Gangsta Agents: A domain of the codebase assigned to a Crew Lead during Resource Development. Territories prevent Agents from stepping on each other's work — each Crew Lead owns their domain and coordinates within it.
U
Underboss
Mafia: The second-in-command of a crime family. Handles day-to-day operations, manages the crew, and acts when the Don is unavailable.
Gangsta Agents: The Chief Operating Officer of the Gangsta Agents Family. Handles task decomposition, resource allocation, and planning. Dispatches work packages to Crew Leads and Agents. The operational layer between the Don's vision and the crew's execution.

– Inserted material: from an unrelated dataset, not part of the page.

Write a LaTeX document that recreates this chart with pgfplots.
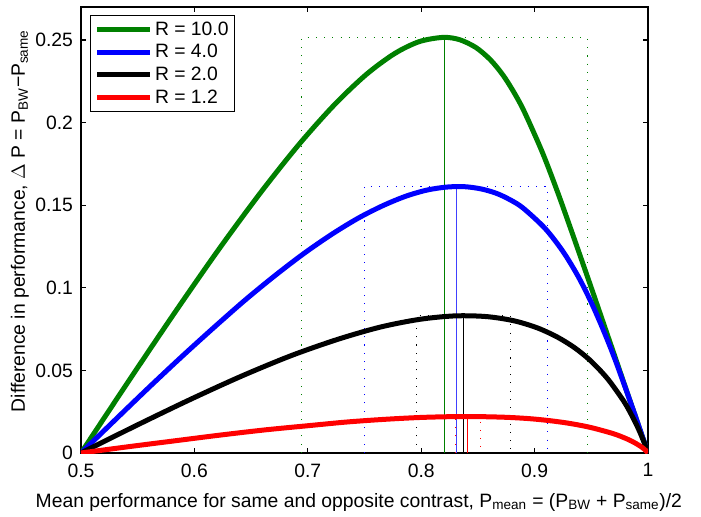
\documentclass[border=0pt]{standalone}
\usepackage{fontspec}
\setmainfont{Liberation Sans}
\usepackage{pgfplots}
\pgfplotsset{compat=1.18}
\definecolor{mgreen}{rgb}{0,0.5,0}
\begin{document}
\begin{tikzpicture}[font=\fontsize{14.5}{16}\selectfont]
\begin{axis}[
  scale only axis, width=425.25pt, height=334.5pt,
  xmin=0.5, xmax=1, ymin=0, ymax=0.27,
  xtick={0.5,0.6,0.7,0.8,0.9,1}, xticklabels={0.5,0.6,0.7,0.8,0.9,1},
  ytick={0,0.05,0.1,0.15,0.2,0.25}, yticklabels={0,0.05,0.1,0.15,0.2,0.25},
  tick align=inside, major tick length=4pt,
  axis line style={line width=0.8pt},
  tick style={line width=0.8pt, black},
  xticklabel style={inner sep=1pt, yshift=-6.8pt},
  yticklabel style={inner sep=1pt, xshift=-4.8pt},
  xlabel={Mean performance for same and opposite contrast, P\textsubscript{mean} = (P\textsubscript{BW} + P\textsubscript{same})/2},
  ylabel={Difference in performance, $\Delta$ P = P\textsubscript{BW}−P\textsubscript{same}},
  xlabel style={at={(axis description cs:0.49,0)}, anchor=base, yshift=-40.5pt},
  ylabel style={at={(axis description cs:-0.0988,0.52)}, anchor=base},
  legend style={at={(0,1)}, anchor=north west, xshift=6.75pt, yshift=-6pt,
    draw=black, line width=0.8pt, inner xsep=3pt, inner ysep=3pt, row sep=2.25pt,
    nodes={inner sep=1.6pt, anchor=west}},
  legend cell align=left,
  legend image code/.code={\draw[#1] (0pt,0pt) -- (40pt,0pt);},
]
% thin peak lines
\addplot[mgreen, line width=0.6pt, forget plot] coordinates {(0.8203,0) (0.8203,0.2516)};
\addplot[mgreen, line width=0.8pt, dash pattern=on 0.8pt off 5.4pt, forget plot] coordinates {(0.6945,0) (0.6945,0.2516) (0.9463,0.2516) (0.9463,0)};
\addplot[blue!75, line width=0.6pt, forget plot] coordinates {(0.8306,0) (0.8306,0.1613)};
\addplot[blue, line width=0.8pt, dash pattern=on 0.8pt off 5.4pt, forget plot] coordinates {(0.7500,0) (0.7500,0.1613) (0.9115,0.1613) (0.9115,0)};
\addplot[black, line width=0.6pt, forget plot] coordinates {(0.8370,0) (0.8370,0.0830)};
\addplot[black, line width=0.8pt, dash pattern=on 0.8pt off 5.4pt, forget plot] coordinates {(0.7955,0) (0.7955,0.0830) (0.8785,0.0830) (0.8785,0)};
\addplot[red, line width=0.6pt, forget plot] coordinates {(0.8410,0) (0.8410,0.0220)};
\addplot[red, line width=0.8pt, dash pattern=on 0.8pt off 5.4pt, forget plot] coordinates {(0.8300,0) (0.8300,0.0220) (0.8520,0.0220) (0.8520,0)};
% curves
\addplot[mgreen, line width=3.75pt, line join=round, smooth] coordinates {
(0.5,0) (0.5414,0.0429) (0.5820,0.0843) (0.6210,0.1228) (0.6579,0.1572) (0.6921,0.1867) (0.7233,0.2107) (0.7513,0.2290) (0.7763,0.2417) (0.7981,0.2490) (0.8193,0.2516) (0.8339,0.2502) (0.8484,0.2454) (0.8612,0.2379) (0.8723,0.2286) (0.8823,0.2177) (0.8912,0.2062) (0.9069,0.1819) (0.9203,0.1579) (0.9320,0.1354) (0.9424,0.1150) (0.9516,0.0968) (0.9596,0.0808) (0.9666,0.0668) (0.9726,0.0548) (0.9820,0.0359) (0.9886,0.0228) (0.99305,0.0139) (0.9969,0.0062) (0.99932,0.00135) (1,0)};
\addlegendentry{R = 10.0}
\addplot[blue, line width=3.75pt, line join=round, smooth] coordinates {
(0.5,0) (0.5299,0.0199) (0.5596,0.0395) (0.5888,0.0583) (0.6174,0.0761) (0.6451,0.0928) (0.6718,0.1078) (0.6974,0.1212) (0.7218,0.1327) (0.7448,0.1423) (0.7664,0.1498) (0.7866,0.1555) (0.8053,0.1592) (0.8227,0.1610) (0.8386,0.1612) (0.8533,0.1598) (0.8667,0.1571) (0.8789,0.1531) (0.8900,0.1482) (0.9093,0.1359) (0.9252,0.1218) (0.9384,0.1069) (0.9493,0.0921) (0.9583,0.0782) (0.9659,0.0655) (0.9723,0.0541) (0.9820,0.0357) (0.9886,0.0228) (0.99305,0.0139) (0.9969,0.0062) (0.99932,0.00135) (1,0)};
\addlegendentry{R = 4.0}
\addplot[black, line width=3.75pt, line join=round, smooth] coordinates {
(0.5,0) (0.5480,0.0164) (0.5954,0.0321) (0.6411,0.0464) (0.6848,0.0588) (0.7259,0.0687) (0.7638,0.0762) (0.7985,0.0809) (0.8296,0.0830) (0.8572,0.0826) (0.8814,0.0801) (0.9022,0.0758) (0.9200,0.0702) (0.9351,0.0638) (0.9477,0.0569) (0.9581,0.0498) (0.9667,0.0429) (0.9794,0.0305) (0.9874,0.0205) (0.9926,0.0130) (0.9968,0.0060) (0.99932,0.0013) (1,0)};
\addlegendentry{R = 2.0}
\addplot[red, line width=3.75pt, line join=round, smooth] coordinates {
(0.5,0) (0.5417,0.0038) (0.5830,0.0074) (0.6234,0.0109) (0.6624,0.0140) (0.6998,0.0165) (0.7351,0.0188) (0.7682,0.0204) (0.7989,0.0215) (0.8269,0.0220) (0.8523,0.0220) (0.8751,0.0216) (0.8953,0.0208) (0.9130,0.0196) (0.9283,0.0182) (0.9415,0.0166) (0.9527,0.0149) (0.9699,0.0116) (0.9815,0.0085) (0.98905,0.0059) (0.99537,0.0031) (0.99907,0.0008) (1,0)};
\addlegendentry{R = 1.2}
\end{axis}
\path ([xshift=-60.75pt,yshift=-47.25pt]current axis.south west) rectangle ([xshift=39.75pt,yshift=5.25pt]current axis.north east);
\end{tikzpicture}
\end{document}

Skill: gangsta:the-underboss.
W
Worker
General: The person or process that executes assigned tasks — no architectural authority, just implementation.
Gangsta Agents: A stateless subagent that implements assigned tasks. Workers execute code per the Contract and Execution Plan, follow TDD (gangsta:drill-tdd), and report completion. They don't make architectural decisions — they execute. Dispatched by Crew Leads within territories.
The 1% Rule
Gangsta Agents-specific: If there's even a 1% chance a skill applies to what the agent is doing, it must be invoked. No rationalizing. No "this is probably simple enough to skip." The rule exists because agents are prone to convincing themselves that structure isn't needed — and that's exactly when it is.